The second failure mode is choosing a project based on what you think is impressive about it. The problem is that not everybody is impressed by the same things. The part that took you the most effort might not be the part that lands. The technical detail you’re most proud of might not be the one the interviewer cares about. Candidates who talk about their project in this way can often finish the story wondering why the interviewer wasn’t more engaged.
The third failure mode is choosing a project that is irrelevant. The candidate picks something they’re emotionally attached to for personal reasons that don’t translate to the role. Maybe a volunteer side project they’re sentimental about, or an undergraduate thesis that meant a lot at the time.
These sorts of examples can land if they happen to demonstrate the right competency, but candidates tend to pick them out of attachment rather than fit. The interviewer hears about the side project and wonders why, of all the work the candidate has done, this is the one they chose.
The strongest answers I’ve heard do two things at once. They match the project to the competencies the company is hiring for, and they put the candidate at the center of the story. The candidate is the one driving the story, not riding along inside of it. The project provides the setting; the candidate carries the story. Even if the technical content is less impressive than what the candidate could have chosen, an effective story tells the interviewer something specific about how this person operates.
What to do
Choose a project that demonstrates the competency most relevant to the role. Read the job description for clues about what the company values most, for example, ownership, delivery, technical depth, collaboration, or something else. The most technically impressive project in your career will be the wrong choice if it doesn’t map to what the company is evaluating.

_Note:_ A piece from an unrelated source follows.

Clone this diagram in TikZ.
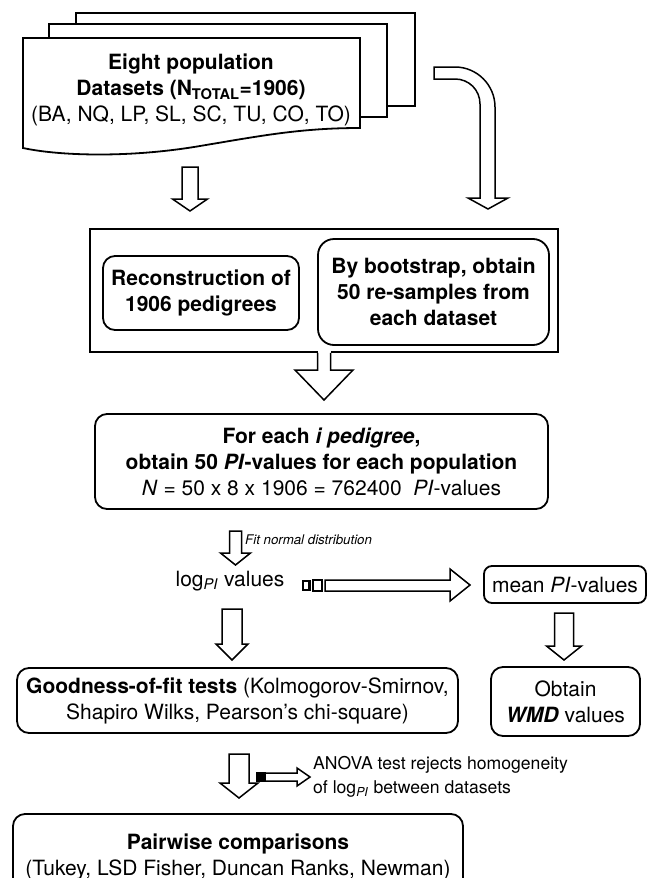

Before the interview, workshop your story with a trusted friend. Tell it to them or a peer who doesn’t know the project, and watch what they react to. The parts they ask follow-up questions about are the parts you should be leading with. The parts where they tune out are usually where you’ve buried the lede.
Open with a one-sentence headline that tells the interviewer what made the project significant. A clear thesis up front helps the interviewer follow the rest of the story. Buried ledes and slow builds risk losing them before you get to the payoff.
The Throughline
Across all three questions, the same pattern shows up. The interviewer isn’t grading you on the surface content of your answer. They’re listening for what it signals about you. Whether you can think clearly when the pressure’s on, and what you reveal about yourself in how you frame your own story.
Polished, prepared answers aren’t enough on their own. The thing that separates strong answers from weak ones is whether the candidate engages with the question that has been asked, not the question they had hoped to be asked.
The fix is to spend less time rehearsing answers and more time on what each question is evaluating. Once you can hear the question the way the interviewer is asking it, the right story will be easier to find, and you will no longer be trapped by your own answers.